Il gruppo Intesa Sanpaolo è l’istituto di credito più chiacchierato di queste ultime settimane. Dopo aver fornito i dati del bilancio approvato dal consiglio di amministrazione presieduto dal cel Enrico Cucchiani, l’istituto di credito desta polemica per la dichiarazione di chiusura di circa mille filiali, contro le circa 500 previste inizialmente dal piano strategico di impresa.
I rapporti con i sindacati sono decisamente tesi al punto che per ora non sono stati convocati. Intanto si sono aperte le procedure di conciliazione presso l’Abi necessarie per evitare un’eventuale sciopero e c’è tempo fino a giovedì per un accordo.
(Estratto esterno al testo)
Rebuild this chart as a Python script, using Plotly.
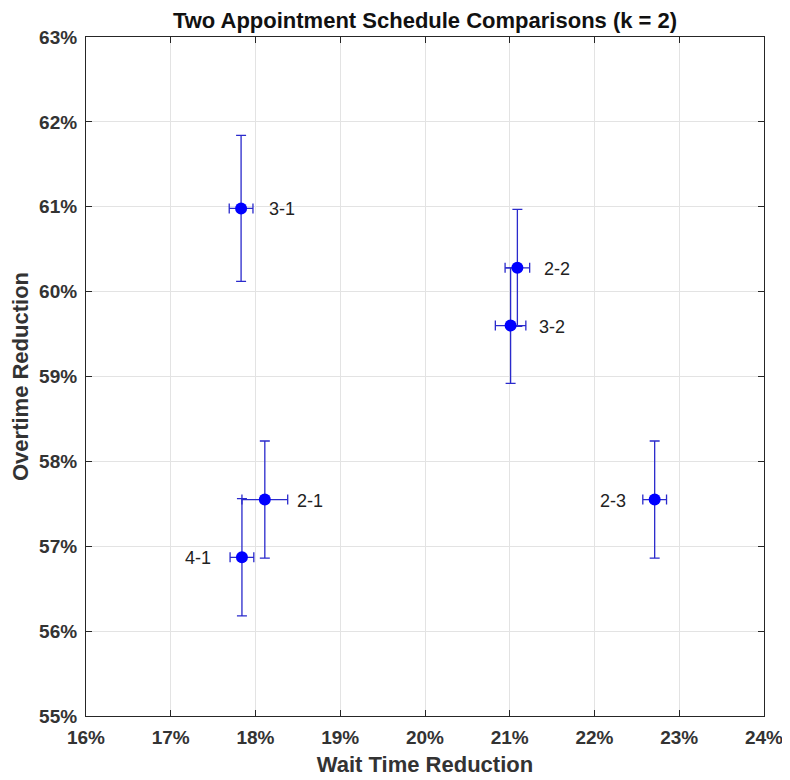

Nel frattempo è previsto un incontro, mercoledì, tra il ceo Enrico Cucchiani e le sigle presenti nella banca per una prima presa di contatto ufficiale. La chiusura delle filiali si unisce a numerose altre questioni sul tavolo, dai nuovi orari degli sportelli agli accordi di armonizzazione dei contratti di gruppo e in particolare alla tutela degli esodati in vista della definizione dei decreti sulla riforma delle pensioni.
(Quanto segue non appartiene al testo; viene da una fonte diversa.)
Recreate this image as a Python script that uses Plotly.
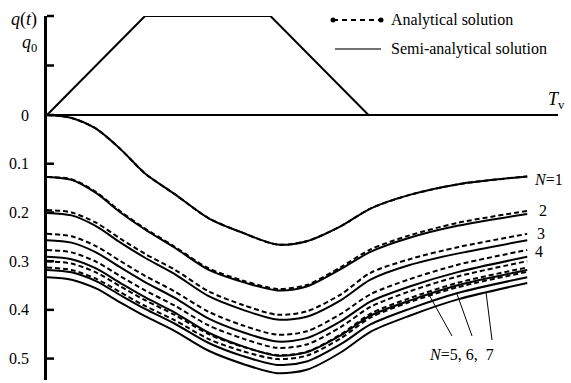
import plotly.graph_objects as go

# ---------------- data ----------------
# dimensionless time (horizontal axis)
T = [0, 0.25, 0.5, 0.75, 1.0, 1.3, 1.65, 2.0, 2.35, 2.65, 3.0, 3.3, 3.7, 4.2, 4.9]

# settlement values (plotted downward), semi-analytical solution
semi_N1 = [0.000, 0.006, 0.028, 0.070, 0.120, 0.162, 0.212, 0.242, 0.266, 0.259, 0.228, 0.192, 0.164, 0.142, 0.126]
semi_N2 = [0.127, 0.133, 0.160, 0.200, 0.235, 0.272, 0.318, 0.343, 0.360, 0.352, 0.316, 0.281, 0.252, 0.227, 0.203]
semi_N3 = [0.201, 0.206, 0.228, 0.262, 0.293, 0.326, 0.372, 0.400, 0.420, 0.414, 0.380, 0.338, 0.308, 0.284, 0.257]
semi_N4 = [0.257, 0.262, 0.282, 0.313, 0.343, 0.375, 0.418, 0.446, 0.465, 0.458, 0.423, 0.383, 0.352, 0.322, 0.291]
semi_N5 = [0.291, 0.296, 0.315, 0.345, 0.374, 0.405, 0.447, 0.475, 0.494, 0.487, 0.452, 0.412, 0.381, 0.349, 0.318]
semi_N6 = [0.318, 0.323, 0.341, 0.370, 0.398, 0.428, 0.468, 0.495, 0.513, 0.506, 0.470, 0.430, 0.398, 0.365, 0.333]
semi_N7 = [0.333, 0.338, 0.356, 0.385, 0.413, 0.443, 0.484, 0.511, 0.530, 0.523, 0.487, 0.445, 0.412, 0.378, 0.345]

# analytical solution
anal_N1 = [0.000, 0.006, 0.028, 0.070, 0.120, 0.162, 0.212, 0.242, 0.266, 0.259, 0.228, 0.192, 0.164, 0.142, 0.126]
anal_N2 = [0.127, 0.132, 0.158, 0.198, 0.233, 0.270, 0.315, 0.340, 0.357, 0.349, 0.312, 0.276, 0.247, 0.221, 0.197]
anal_N3 = [0.195, 0.200, 0.221, 0.254, 0.285, 0.317, 0.362, 0.390, 0.410, 0.403, 0.368, 0.324, 0.296, 0.271, 0.244]
anal_N4 = [0.244, 0.249, 0.269, 0.300, 0.330, 0.362, 0.404, 0.432, 0.451, 0.444, 0.408, 0.368, 0.337, 0.307, 0.277]
anal_N5 = [0.277, 0.282, 0.301, 0.331, 0.360, 0.391, 0.432, 0.459, 0.478, 0.471, 0.435, 0.394, 0.362, 0.331, 0.300]
anal_N6 = [0.300, 0.305, 0.323, 0.352, 0.380, 0.410, 0.450, 0.476, 0.493, 0.486, 0.450, 0.408, 0.376, 0.344, 0.313]
anal_N7 = [0.313, 0.318, 0.336, 0.364, 0.392, 0.421, 0.460, 0.485, 0.501, 0.494, 0.458, 0.416, 0.384, 0.353, 0.322]

# load history q(t)/q0 (trapezoid)
load_T = [0, 1.0, 2.28, 3.28, 5.2]
load_q = [0, 1, 1, 0, 0]
q_ticks = [0.5, 1.0]

# tick values / labels of the settlement part
s_ticks = [0, 0.1, 0.2, 0.3, 0.4, 0.5]
s_labels = ["0", "0.1", "0.2", "0.3", "0.4", "0.5"]

# ---------------- figure ----------------
Q_SCALE = 0.2033   # height of q0 in settlement units on the shared axis
FONT = "Liberation Serif, Times New Roman, serif"
W, H = 571, 383
ML, MR, MT, MB = 47, 13, 16, 3
X_MAX = 5.214
Y_MIN, Y_MAX = -0.544, Q_SCALE
PW, PH = W - ML - MR, H - MT - MB

fig = go.Figure()

# load trapezoid
fig.add_trace(go.Scatter(x=load_T, y=[q * Q_SCALE for q in load_q], mode="lines",
                         line=dict(color="black", width=2), showlegend=False,
                         hoverinfo="skip"))

anal = [anal_N1, anal_N2, anal_N3, anal_N4, anal_N5, anal_N6, anal_N7]
semi = [semi_N1, semi_N2, semi_N3, semi_N4, semi_N5, semi_N6, semi_N7]
for i, s in enumerate(anal):
    fig.add_trace(go.Scatter(x=T, y=[-v for v in s], mode="lines",
                             line=dict(color="black", width=2, dash="5px,3px", shape="spline", smoothing=0.8),
                             name=f"Analytical N={i+1}", showlegend=False))
for i, s in enumerate(semi):
    fig.add_trace(go.Scatter(x=T, y=[-v for v in s], mode="lines",
                             line=dict(color="black", width=2, shape="spline", smoothing=0.8),
                             name=f"Semi-analytical N={i+1}", showlegend=False))

fig.update_layout(
    width=W, height=H,
    margin=dict(l=ML, r=MR, t=MT, b=MB, autoexpand=False),
    paper_bgcolor="white", plot_bgcolor="white",
    font=dict(family=FONT, size=16, color="black"),
    xaxis=dict(range=[0, X_MAX], visible=False),
    yaxis=dict(range=[Y_MIN, Y_MAX], showgrid=False, zeroline=True,
               zerolinecolor="black", zerolinewidth=2,
               showline=True, linecolor="black", linewidth=2.5,
               ticks="", tickvals=[-v for v in s_ticks], ticktext=s_labels,
               ticklabelstandoff=12, tickfont=dict(family=FONT, size=16)),
)

# pixel -> paper helpers (for decorations only)
def pxp(px):
    return (px - ML) / PW

def pyp(py):
    return (H - MB - py) / PH

ann = []
def text(px, py, s, anchor="left", size=16):
    ann.append(dict(x=pxp(px), y=pyp(py), xref="paper", yref="paper", text=s,
                    showarrow=False, xanchor=anchor, yanchor="middle", font=dict(size=size)))

# axis title q(t)/q0
text(39, 20, "<i>q</i>(<i>t</i>)", "right", 18)
text(39, 44, "<i>q</i><sub>0</sub>", "right", 18)
# T_v
text(546, 101, "<i>T</i><sub>v</sub>", "left", 18)
# legend text
text(389, 20, "Analytical solution")
text(389, 49, "Semi-analytical solution")
# curve labels
text(532, 179, "<i>N</i>=1")
text(537, 210, "2")
text(535, 233, "3")
text(533, 252, "4")
text(461, 354, "<i>N</i>=5, 6,  7", "center")

shapes = []
def pline(xa, ya, xb, yb, **ln):
    shapes.append(dict(type="line", xref="paper", yref="paper", x0=pxp(xa), y0=pyp(ya),
                       x1=pxp(xb), y1=pyp(yb), line=ln))

# inward tick marks on the vertical axis
tick_y = [q * Q_SCALE for q in q_ticks] + [-v for v in s_ticks]
for ty in tick_y:
    py = MT + (Y_MAX - ty) / (Y_MAX - Y_MIN) * PH
    pline(ML, py, ML + 7, py, color="black", width=2.5)

# legend samples
pline(333, 20, 381, 20, color="black", width=2, dash="5px,4px")
for px in (333, 381):
    shapes.append(dict(type="circle", xref="paper", yref="paper", xsizemode="pixel", ysizemode="pixel",
                       xanchor=pxp(px), yanchor=pyp(20), x0=-2.5, x1=2.5, y0=-2.5, y1=2.5,
                       fillcolor="black", line=dict(color="black", width=0)))
pline(335, 49, 381, 49, color="#444", width=1.5)
# pointer lines for N=5,6,7
for (xa, ya, xb, yb) in [(428, 293, 452, 336), (457, 294, 472, 336), (486, 292, 492, 340)]:
    pline(xa, ya, xb, yb, color="black", width=1)

fig.update_layout(annotations=ann, shapes=shapes)
fig.write_html("out.html", config={"displayModeBar": False},
               post_script="document.body.style.margin='0';")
In particolare la chiusura degli sportelli e la questione esodati potrebbero incidere sul piano d’impresa, di cui la banca si è detta non disponibile a parlare con i rappresentanti dei lavoratori. Sugli esodati la banca ha dichiarato, come si legge nel comunicato unitario dei sindacati che annuncia la mobilitazione dei dipendenti del gruppo, che «qualora fosse confermata la mancata salvaguardia economica oltre il 2013 e la permanenza vincolante nel Fondo di Solidarietà sino a 62 anni, sospenderebbe le uscite previste per il 30 giugno 2012».
Quindi nessun dipendente lascerà la banca senza la prospettiva della pensione, ma i requisiti per il pensionamento introdotti dalla riforma Fornero, osservano fonti sindacali interpellate da Radiocor, rendono certa l’uscita dal gruppo solo per un migliaio di dipendenti dei circa 4.500 che avevano chiesto l’uscita anticipata attraverso il passaggio dal Fondo di Solidarietà.
Il numero definitivo delle uscite potrà essere calcolato solo quando le norme e i relativi criteri attuativi saranno varati in via definitiva, ma la riduzione del personale del gruppo potrebbe rivelarsi inferiore rispetto a quella preventivata fino qualche mese fa. Se a queste mancate uscite si uniscono gli almeno 3.000 dipendenti che lavorano nelle filiali destinate alla chiusura, ma che secondo fonti sindacali sono destinati a restare nel gruppo, si capisce cosa intendano i rappresentanti dei lavoratori nel loro comunicato quando scrivono che la banca ha espresso la «minaccia di pesanti interventi su ferie, ex festività, straordinari, taglio di salario attraverso riduzione di giornate lavorative».